Records excerpted from a collection:
****************

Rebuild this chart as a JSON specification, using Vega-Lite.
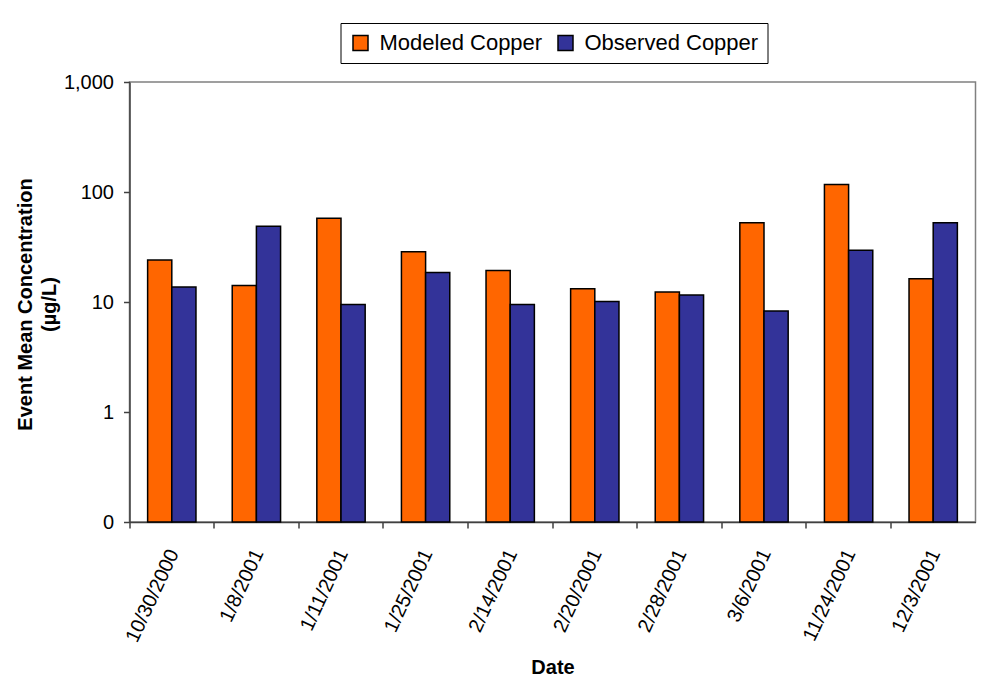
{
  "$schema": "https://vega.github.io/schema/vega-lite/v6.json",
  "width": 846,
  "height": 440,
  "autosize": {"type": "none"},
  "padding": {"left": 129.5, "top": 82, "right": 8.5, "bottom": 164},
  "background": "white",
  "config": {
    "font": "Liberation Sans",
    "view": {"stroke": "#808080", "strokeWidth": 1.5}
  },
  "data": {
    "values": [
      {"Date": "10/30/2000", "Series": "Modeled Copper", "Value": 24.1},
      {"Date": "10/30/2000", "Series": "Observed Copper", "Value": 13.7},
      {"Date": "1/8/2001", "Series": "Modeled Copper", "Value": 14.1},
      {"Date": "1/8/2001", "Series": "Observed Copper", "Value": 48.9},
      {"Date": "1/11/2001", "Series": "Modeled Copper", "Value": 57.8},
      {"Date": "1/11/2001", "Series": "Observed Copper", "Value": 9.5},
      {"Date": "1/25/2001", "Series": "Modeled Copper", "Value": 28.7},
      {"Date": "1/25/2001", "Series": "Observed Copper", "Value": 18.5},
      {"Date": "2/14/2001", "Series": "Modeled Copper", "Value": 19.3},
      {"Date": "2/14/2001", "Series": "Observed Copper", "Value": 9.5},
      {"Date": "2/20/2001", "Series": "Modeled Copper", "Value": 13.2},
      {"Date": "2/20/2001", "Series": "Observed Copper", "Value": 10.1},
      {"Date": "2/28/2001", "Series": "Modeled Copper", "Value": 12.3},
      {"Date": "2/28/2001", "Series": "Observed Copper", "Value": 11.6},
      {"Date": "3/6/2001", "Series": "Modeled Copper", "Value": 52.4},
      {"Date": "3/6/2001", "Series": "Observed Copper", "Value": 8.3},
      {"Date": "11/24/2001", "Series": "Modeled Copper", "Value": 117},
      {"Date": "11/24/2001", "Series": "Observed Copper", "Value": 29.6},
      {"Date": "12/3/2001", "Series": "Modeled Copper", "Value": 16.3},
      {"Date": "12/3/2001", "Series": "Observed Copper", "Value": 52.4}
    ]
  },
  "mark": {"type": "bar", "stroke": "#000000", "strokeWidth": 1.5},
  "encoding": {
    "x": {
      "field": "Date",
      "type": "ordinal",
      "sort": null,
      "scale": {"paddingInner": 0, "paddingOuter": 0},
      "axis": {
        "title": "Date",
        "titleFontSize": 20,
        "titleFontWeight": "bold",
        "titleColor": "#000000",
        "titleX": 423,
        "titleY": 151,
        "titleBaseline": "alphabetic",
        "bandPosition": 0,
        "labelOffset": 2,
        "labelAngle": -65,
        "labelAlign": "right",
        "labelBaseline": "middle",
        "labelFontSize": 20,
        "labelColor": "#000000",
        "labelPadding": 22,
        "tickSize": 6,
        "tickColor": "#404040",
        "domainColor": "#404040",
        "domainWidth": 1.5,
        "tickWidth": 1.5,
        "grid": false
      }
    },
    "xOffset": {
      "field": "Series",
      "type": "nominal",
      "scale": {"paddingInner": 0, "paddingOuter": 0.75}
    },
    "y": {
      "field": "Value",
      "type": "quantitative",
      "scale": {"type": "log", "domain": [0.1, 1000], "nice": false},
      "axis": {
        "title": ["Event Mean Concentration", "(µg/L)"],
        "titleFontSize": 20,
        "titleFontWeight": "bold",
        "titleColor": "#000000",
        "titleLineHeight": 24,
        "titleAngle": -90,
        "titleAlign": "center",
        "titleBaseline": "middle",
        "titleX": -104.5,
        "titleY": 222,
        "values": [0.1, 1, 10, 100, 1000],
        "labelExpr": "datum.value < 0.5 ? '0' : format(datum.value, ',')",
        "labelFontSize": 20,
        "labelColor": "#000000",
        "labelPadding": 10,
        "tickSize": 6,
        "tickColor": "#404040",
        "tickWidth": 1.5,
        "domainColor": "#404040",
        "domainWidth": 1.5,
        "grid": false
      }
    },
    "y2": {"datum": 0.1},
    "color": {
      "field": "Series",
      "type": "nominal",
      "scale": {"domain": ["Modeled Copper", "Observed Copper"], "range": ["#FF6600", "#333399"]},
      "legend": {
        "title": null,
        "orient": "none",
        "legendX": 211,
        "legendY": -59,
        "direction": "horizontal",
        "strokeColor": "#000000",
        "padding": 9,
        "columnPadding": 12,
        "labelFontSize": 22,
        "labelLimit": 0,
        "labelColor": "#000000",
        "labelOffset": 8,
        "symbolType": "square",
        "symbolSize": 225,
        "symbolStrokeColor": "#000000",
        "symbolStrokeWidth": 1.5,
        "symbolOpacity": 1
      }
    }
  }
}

****************

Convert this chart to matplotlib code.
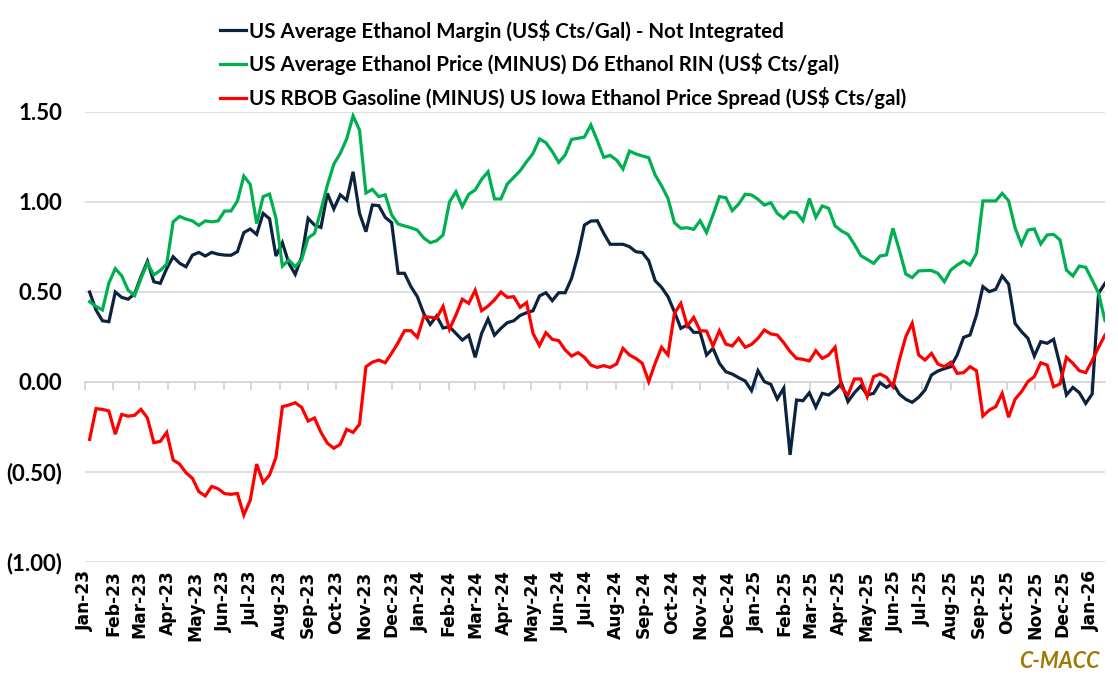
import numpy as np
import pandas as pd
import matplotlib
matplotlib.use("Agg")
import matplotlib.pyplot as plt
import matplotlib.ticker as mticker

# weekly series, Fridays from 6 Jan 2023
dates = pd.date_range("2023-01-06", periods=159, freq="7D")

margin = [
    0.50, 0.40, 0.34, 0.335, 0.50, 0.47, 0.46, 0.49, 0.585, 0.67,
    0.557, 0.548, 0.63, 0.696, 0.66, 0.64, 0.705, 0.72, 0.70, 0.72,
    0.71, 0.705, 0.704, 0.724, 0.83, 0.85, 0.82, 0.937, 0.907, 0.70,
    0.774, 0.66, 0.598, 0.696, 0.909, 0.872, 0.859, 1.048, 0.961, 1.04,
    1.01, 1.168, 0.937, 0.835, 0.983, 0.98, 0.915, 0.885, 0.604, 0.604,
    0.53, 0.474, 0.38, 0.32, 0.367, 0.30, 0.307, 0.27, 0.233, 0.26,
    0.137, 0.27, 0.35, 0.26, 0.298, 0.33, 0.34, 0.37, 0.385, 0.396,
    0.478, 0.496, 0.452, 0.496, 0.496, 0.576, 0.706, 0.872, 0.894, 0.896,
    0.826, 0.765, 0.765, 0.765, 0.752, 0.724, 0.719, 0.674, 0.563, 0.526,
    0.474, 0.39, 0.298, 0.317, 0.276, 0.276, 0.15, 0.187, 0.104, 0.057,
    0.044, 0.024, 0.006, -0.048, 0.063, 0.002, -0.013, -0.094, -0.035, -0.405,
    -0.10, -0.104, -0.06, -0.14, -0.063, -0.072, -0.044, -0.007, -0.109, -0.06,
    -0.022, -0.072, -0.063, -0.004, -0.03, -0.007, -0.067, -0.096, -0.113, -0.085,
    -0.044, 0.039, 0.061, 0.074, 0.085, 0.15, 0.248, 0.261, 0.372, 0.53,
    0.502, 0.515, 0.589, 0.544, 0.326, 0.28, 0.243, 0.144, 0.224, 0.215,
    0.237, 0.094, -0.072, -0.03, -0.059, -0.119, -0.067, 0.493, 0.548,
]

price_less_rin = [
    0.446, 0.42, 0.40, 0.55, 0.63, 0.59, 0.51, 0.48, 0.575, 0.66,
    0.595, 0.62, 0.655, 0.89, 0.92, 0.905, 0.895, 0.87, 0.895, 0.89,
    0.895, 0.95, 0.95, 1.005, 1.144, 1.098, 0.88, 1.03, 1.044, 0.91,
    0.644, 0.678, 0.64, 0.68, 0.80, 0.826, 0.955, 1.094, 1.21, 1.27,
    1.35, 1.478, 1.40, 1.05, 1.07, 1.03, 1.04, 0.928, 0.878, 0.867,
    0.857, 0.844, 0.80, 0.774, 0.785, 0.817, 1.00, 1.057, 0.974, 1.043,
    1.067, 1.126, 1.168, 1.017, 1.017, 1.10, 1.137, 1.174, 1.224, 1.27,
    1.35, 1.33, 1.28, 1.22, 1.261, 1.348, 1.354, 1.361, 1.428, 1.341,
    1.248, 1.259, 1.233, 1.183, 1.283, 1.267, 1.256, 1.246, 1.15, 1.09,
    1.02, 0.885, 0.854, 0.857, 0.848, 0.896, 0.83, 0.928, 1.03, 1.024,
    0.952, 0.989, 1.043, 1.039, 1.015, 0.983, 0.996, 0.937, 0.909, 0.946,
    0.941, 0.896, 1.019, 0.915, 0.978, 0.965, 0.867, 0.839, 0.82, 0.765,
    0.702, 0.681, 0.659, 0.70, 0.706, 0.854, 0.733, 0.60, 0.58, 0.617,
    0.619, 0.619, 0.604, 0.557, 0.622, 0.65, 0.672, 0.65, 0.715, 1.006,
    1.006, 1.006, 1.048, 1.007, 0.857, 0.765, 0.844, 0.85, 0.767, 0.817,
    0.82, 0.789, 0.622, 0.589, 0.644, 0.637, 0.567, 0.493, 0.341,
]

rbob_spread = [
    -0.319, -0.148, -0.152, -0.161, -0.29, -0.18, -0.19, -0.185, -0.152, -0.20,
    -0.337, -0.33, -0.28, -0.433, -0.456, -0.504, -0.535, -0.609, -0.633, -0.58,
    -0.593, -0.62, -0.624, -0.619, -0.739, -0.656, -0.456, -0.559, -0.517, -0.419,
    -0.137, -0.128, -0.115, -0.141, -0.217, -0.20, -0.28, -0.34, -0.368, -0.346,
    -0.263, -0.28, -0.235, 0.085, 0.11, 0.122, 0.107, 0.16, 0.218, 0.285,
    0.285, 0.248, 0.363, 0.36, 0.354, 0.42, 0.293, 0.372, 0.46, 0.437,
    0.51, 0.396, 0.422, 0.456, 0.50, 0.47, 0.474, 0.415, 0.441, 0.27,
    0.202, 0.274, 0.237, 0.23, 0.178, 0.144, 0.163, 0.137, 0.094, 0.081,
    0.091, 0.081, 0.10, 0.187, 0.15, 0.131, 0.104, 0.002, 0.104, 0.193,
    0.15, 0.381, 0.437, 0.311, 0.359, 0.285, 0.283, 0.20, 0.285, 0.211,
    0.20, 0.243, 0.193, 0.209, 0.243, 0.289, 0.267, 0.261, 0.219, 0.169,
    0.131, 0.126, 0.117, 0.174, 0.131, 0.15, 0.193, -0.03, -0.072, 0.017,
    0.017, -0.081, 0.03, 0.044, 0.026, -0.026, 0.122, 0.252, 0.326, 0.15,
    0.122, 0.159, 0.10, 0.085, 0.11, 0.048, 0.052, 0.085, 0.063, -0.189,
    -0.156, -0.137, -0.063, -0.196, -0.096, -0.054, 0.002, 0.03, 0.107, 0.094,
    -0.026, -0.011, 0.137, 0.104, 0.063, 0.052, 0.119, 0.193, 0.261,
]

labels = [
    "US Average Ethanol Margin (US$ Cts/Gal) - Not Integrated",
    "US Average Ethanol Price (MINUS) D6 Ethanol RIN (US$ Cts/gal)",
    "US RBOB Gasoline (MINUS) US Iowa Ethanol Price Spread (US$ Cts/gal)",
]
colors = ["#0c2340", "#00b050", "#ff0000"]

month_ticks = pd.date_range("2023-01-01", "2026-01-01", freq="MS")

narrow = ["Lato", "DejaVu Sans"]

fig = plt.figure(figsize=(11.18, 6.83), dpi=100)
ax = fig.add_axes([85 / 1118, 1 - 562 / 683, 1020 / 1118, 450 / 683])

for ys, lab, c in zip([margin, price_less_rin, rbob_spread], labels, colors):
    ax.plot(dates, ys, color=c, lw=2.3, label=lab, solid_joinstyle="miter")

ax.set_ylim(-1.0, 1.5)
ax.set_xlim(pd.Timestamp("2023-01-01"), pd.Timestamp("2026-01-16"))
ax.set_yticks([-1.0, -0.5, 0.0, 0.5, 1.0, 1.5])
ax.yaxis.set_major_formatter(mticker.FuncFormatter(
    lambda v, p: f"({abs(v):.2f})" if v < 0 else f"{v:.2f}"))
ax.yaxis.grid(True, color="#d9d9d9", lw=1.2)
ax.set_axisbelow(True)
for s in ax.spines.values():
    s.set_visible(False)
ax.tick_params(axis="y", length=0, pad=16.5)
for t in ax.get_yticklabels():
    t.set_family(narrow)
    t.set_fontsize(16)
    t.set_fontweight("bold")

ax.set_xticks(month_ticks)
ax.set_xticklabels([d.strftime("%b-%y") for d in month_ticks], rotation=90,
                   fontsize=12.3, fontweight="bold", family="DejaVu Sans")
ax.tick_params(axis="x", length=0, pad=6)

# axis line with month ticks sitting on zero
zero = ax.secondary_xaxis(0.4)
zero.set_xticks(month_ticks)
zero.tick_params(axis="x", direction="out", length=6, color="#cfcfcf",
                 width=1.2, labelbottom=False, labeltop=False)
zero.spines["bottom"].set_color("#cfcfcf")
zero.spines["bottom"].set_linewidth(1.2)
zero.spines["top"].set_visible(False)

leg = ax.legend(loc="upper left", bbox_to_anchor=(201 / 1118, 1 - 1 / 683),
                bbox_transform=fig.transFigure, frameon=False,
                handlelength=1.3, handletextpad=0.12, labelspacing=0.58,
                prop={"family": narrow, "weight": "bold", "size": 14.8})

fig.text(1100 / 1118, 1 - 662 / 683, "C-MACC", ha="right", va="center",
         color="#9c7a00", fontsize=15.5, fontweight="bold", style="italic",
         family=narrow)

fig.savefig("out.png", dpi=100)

****************

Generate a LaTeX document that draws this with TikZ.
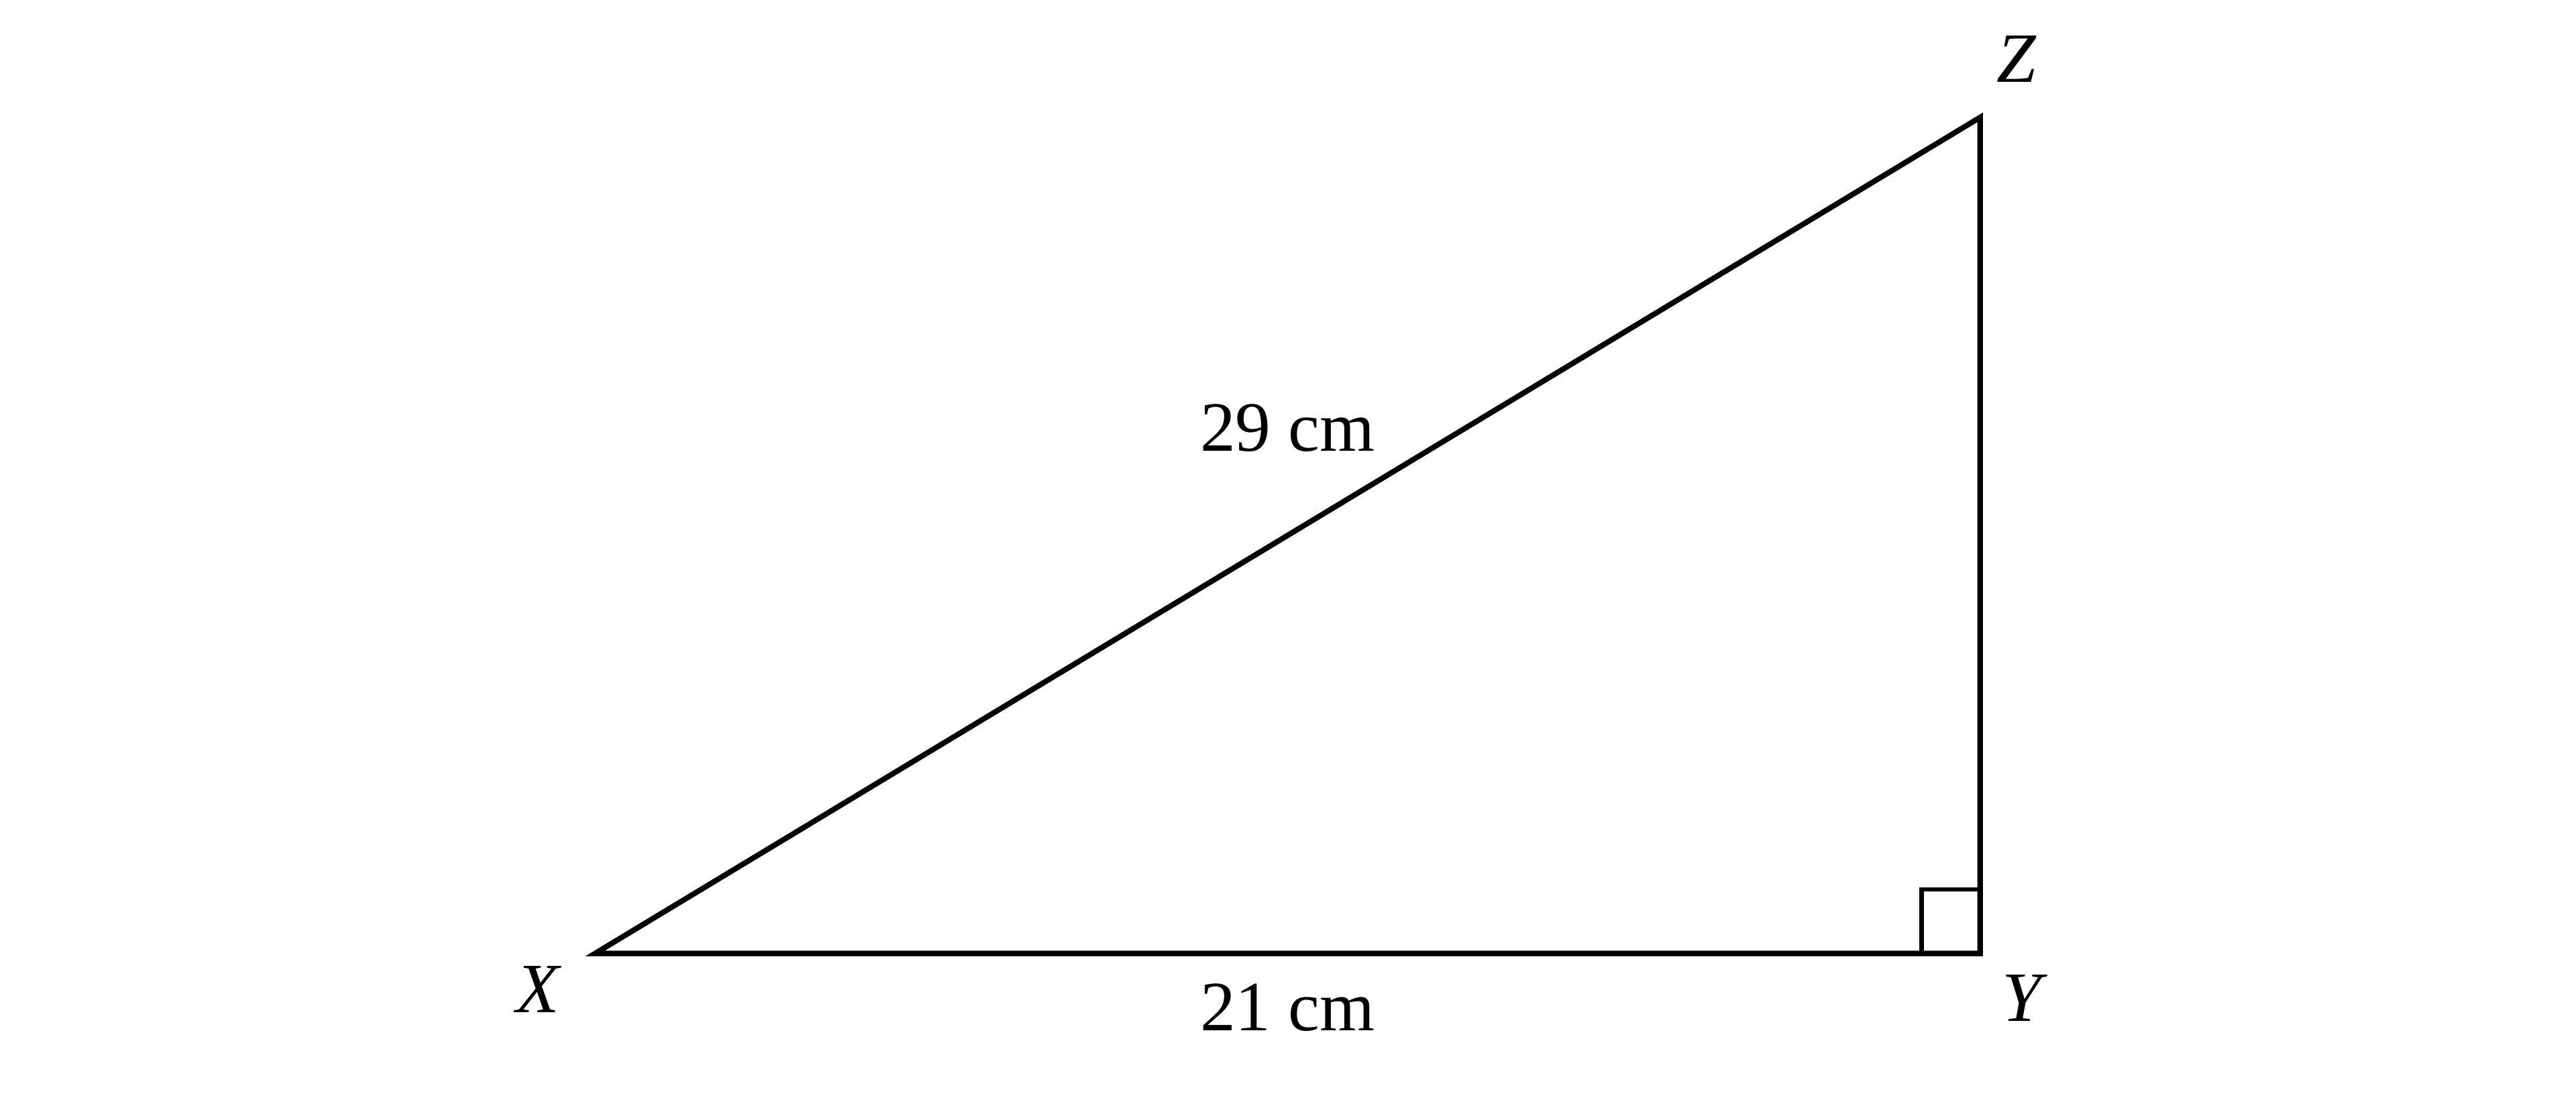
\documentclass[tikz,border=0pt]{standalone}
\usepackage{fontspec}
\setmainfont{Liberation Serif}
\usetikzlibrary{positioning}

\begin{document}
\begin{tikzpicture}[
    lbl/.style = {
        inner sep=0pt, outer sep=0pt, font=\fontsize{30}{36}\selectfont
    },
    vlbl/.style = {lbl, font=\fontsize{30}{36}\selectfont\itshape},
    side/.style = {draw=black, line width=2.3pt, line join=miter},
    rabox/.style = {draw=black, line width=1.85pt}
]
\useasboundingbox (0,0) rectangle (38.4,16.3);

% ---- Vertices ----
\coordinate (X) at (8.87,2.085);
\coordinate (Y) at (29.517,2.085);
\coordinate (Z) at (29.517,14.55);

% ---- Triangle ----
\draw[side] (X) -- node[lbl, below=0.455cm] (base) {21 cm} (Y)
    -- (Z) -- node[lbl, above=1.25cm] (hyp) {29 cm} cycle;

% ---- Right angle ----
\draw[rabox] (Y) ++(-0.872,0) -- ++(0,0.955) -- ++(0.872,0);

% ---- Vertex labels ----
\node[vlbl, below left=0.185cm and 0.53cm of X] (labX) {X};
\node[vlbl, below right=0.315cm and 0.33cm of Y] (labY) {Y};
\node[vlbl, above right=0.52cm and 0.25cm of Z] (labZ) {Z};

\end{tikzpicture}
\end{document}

****************

Work to complete
Write out the lines from the one containing "Generate a LaTeX" down to the one containing "(Z) at (29.517,14.55);", both included, exactly as they appear. Leave out any pictures.

Completed exercise
Generate a LaTeX document that draws this with TikZ.
\documentclass[tikz,border=0pt]{standalone}
\usepackage{fontspec}
\setmainfont{Liberation Serif}
\usetikzlibrary{positioning}

\begin{document}
\begin{tikzpicture}[
    lbl/.style = {
        inner sep=0pt, outer sep=0pt, font=\fontsize{30}{36}\selectfont
    },
    vlbl/.style = {lbl, font=\fontsize{30}{36}\selectfont\itshape},
    side/.style = {draw=black, line width=2.3pt, line join=miter},
    rabox/.style = {draw=black, line width=1.85pt}
]
\useasboundingbox (0,0) rectangle (38.4,16.3);

% ---- Vertices ----
\coordinate (X) at (8.87,2.085);
\coordinate (Y) at (29.517,2.085);
\coordinate (Z) at (29.517,14.55);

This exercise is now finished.